### Goal:
Quote the whole listing exactly. Leave the pictures out of your copy.

--

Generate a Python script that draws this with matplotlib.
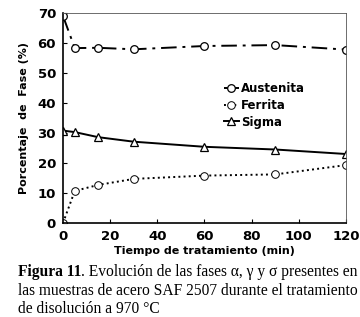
import matplotlib.pyplot as plt

tiempo = [0, 5, 15, 30, 60, 90, 120]
austenita = [69, 58.3, 58.4, 57.9, 59.0, 59.3, 57.8]
ferrita = [0, 10.7, 12.7, 14.7, 15.8, 16.2, 19.3]
sigma = [30.8, 30.3, 28.6, 27.1, 25.4, 24.5, 23.0]

W, H = 360, 317
fig = plt.figure(figsize=(W / 100, H / 100), dpi=100)
fig.patch.set_facecolor('white')
ax = fig.add_axes([63 / W, 1 - 223 / H, (346 - 63) / W, (223 - 13) / H])

ax.plot(tiempo, austenita, color='black', ls=(0, (8, 3, 1.5, 3)), lw=1.4,
        marker='o', ms=5.5, mfc='white', mec='black', mew=0.9, label='Austenita')
ax.plot(tiempo, ferrita, color='black', ls=':', lw=1.4,
        marker='o', ms=5.5, mfc='white', mec='black', mew=0.7, label='Ferrita')
ax.plot(tiempo, sigma, color='black', ls='-', lw=1.4,
        marker='^', ms=5.5, mfc='white', mec='black', mew=0.9, label='Sigma')

ax.set_xlim(0, 120)
ax.set_ylim(0, 70)
ax.set_xticks(range(0, 121, 20))
ax.set_yticks(range(0, 71, 10))
ax.tick_params(direction='in', length=3, labelsize=9.5, pad=5)
for lab in ax.get_xticklabels() + ax.get_yticklabels():
    lab.set_fontweight('bold')
for s in ['left', 'bottom']:
    ax.spines[s].set_linewidth(1.2)
for s in ['top', 'right']:
    ax.spines[s].set_linewidth(0.6)
    ax.spines[s].set_color('#555555')

ax.set_xlabel('Tiempo de tratamiento (min)', fontsize=8, fontweight='bold', labelpad=2)
ax.set_ylabel('Porcentaje  de  Fase (%)', fontsize=8, fontweight='bold', labelpad=6)

ax.legend(loc='upper left', bbox_to_anchor=(0.53, 0.72), frameon=False,
          handlelength=1.3, handletextpad=0.2, labelspacing=0.3,
          prop={'weight': 'bold', 'size': 8.5})

# pie de figura
serif = 'Liberation Serif'
fs = 11.2
x0 = 18 / W
y1 = 1 - 276 / H
t = fig.text(x0, y1, 'Figura 11', fontfamily=serif, fontsize=fs, fontweight='bold',
             va='baseline')
fig.canvas.draw()
bb = t.get_window_extent()
fig.text(bb.x1 / W, y1, '. Evolución de las fases α, γ y σ presentes en',
         fontfamily=serif, fontsize=fs, va='baseline')
fig.text(x0, 1 - 295 / H, 'las muestras de acero SAF 2507 durante el tratamiento',
         fontfamily=serif, fontsize=fs, va='baseline')
fig.text(x0, 1 - 313 / H, 'de disolución a 970 °C',
         fontfamily=serif, fontsize=fs, va='baseline')

fig.savefig('out.png', dpi=100, facecolor='white')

--

### Result of the exercise:
Generate a Python script that draws this with matplotlib.
import matplotlib.pyplot as plt

tiempo = [0, 5, 15, 30, 60, 90, 120]
austenita = [69, 58.3, 58.4, 57.9, 59.0, 59.3, 57.8]
ferrita = [0, 10.7, 12.7, 14.7, 15.8, 16.2, 19.3]
sigma = [30.8, 30.3, 28.6, 27.1, 25.4, 24.5, 23.0]

W, H = 360, 317
fig = plt.figure(figsize=(W / 100, H / 100), dpi=100)
fig.patch.set_facecolor('white')
ax = fig.add_axes([63 / W, 1 - 223 / H, (346 - 63) / W, (223 - 13) / H])

ax.plot(tiempo, austenita, color='black', ls=(0, (8, 3, 1.5, 3)), lw=1.4,
        marker='o', ms=5.5, mfc='white', mec='black', mew=0.9, label='Austenita')
ax.plot(tiempo, ferrita, color='black', ls=':', lw=1.4,
        marker='o', ms=5.5, mfc='white', mec='black', mew=0.7, label='Ferrita')
ax.plot(tiempo, sigma, color='black', ls='-', lw=1.4,
        marker='^', ms=5.5, mfc='white', mec='black', mew=0.9, label='Sigma')

ax.set_xlim(0, 120)
ax.set_ylim(0, 70)
ax.set_xticks(range(0, 121, 20))
ax.set_yticks(range(0, 71, 10))
ax.tick_params(direction='in', length=3, labelsize=9.5, pad=5)
for lab in ax.get_xticklabels() + ax.get_yticklabels():
    lab.set_fontweight('bold')
for s in ['left', 'bottom']:
    ax.spines[s].set_linewidth(1.2)
for s in ['top', 'right']:
    ax.spines[s].set_linewidth(0.6)
    ax.spines[s].set_color('#555555')

ax.set_xlabel('Tiempo de tratamiento (min)', fontsize=8, fontweight='bold', labelpad=2)
ax.set_ylabel('Porcentaje  de  Fase (%)', fontsize=8, fontweight='bold', labelpad=6)

ax.legend(loc='upper left', bbox_to_anchor=(0.53, 0.72), frameon=False,
          handlelength=1.3, handletextpad=0.2, labelspacing=0.3,
          prop={'weight': 'bold', 'size': 8.5})

# pie de figura
serif = 'Liberation Serif'
fs = 11.2
x0 = 18 / W
y1 = 1 - 276 / H
t = fig.text(x0, y1, 'Figura 11', fontfamily=serif, fontsize=fs, fontweight='bold',
             va='baseline')
fig.canvas.draw()
bb = t.get_window_extent()
fig.text(bb.x1 / W, y1, '. Evolución de las fases α, γ y σ presentes en',
         fontfamily=serif, fontsize=fs, va='baseline')
fig.text(x0, 1 - 295 / H, 'las muestras de acero SAF 2507 durante el tratamiento',
         fontfamily=serif, fontsize=fs, va='baseline')
fig.text(x0, 1 - 313 / H, 'de disolución a 970 °C',
         fontfamily=serif, fontsize=fs, va='baseline')

fig.savefig('out.png', dpi=100, facecolor='white')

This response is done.